Nightclubbing

Released

As a model whose most memorable fashion house brand was her own aesthetic, Jones’ early ’80s rise as a pop artist heavy on the Pop Art reconfigured her emergent ’70s camp-icon status into something even starker and stranger and cooler. And if Warm Leatherette announced Grace Jones’ initial forays into a decidedly postmodern post-disco makeover, Nightclubbing was where that stylistic shift set its roots in deepest. The second of a trio of LPs recorded with Chris Blackwell’s Sly & Robbie-anchored Compass Point studio band, Nightclubbing takes the post-punk-goes-dub hybridization deep at the core of early ’80s new wave and fits it to a star who finally found a sound to match her vision. Given enough freedom as a songwriter, she can craft hooks-as-verse that make the lighthearted sound profane (“Feel Up”) and write leering entendres that pull off the inverse (“Pull Up to the Bumper”). While she toys with a reputation of being an image first and artist second — the sardonic “Art Groupie” providing the big “yeah, and?” statement — there’s no denying that she wound up making so many other peoples’ words sound like they belonged to her voice, to the extent that she sounded more like the living maelstrom at the heart of “Demolition Man” than Sting ever managed.
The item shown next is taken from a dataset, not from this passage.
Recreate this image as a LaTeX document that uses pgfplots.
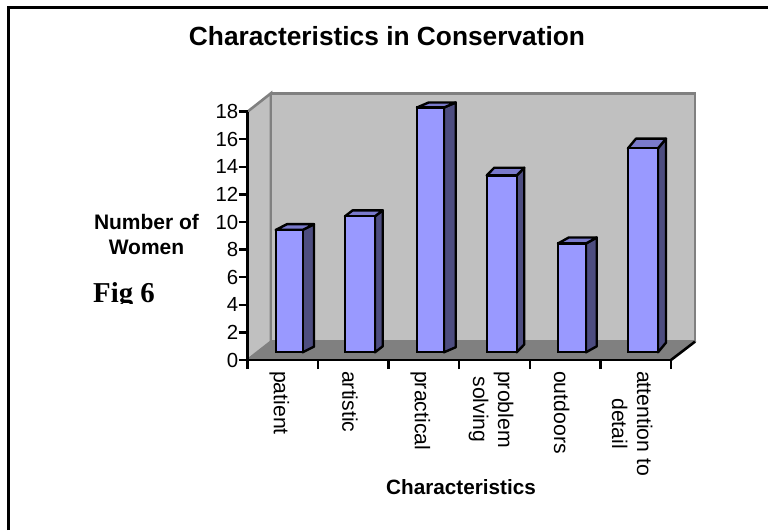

It helps that the cover selection is both wildly eclectic yet thematically fitting to Jones’ sense of alienation as a catalyst for leaning into the alien — turning Flash and the Pan’s outsider rumination “Walking in the Rain” into a scalpel-voiced monologue of defiant nonconformity, the embattled submission of Bill Withers’ “Use Me” into a rebellious taunt, and the title cut into an even more jagged take on the original’s zoned-out undead lurch by swapping out Iggy Pop’s dazed mutter for a simultaneously ethereal and showy cabaret performance.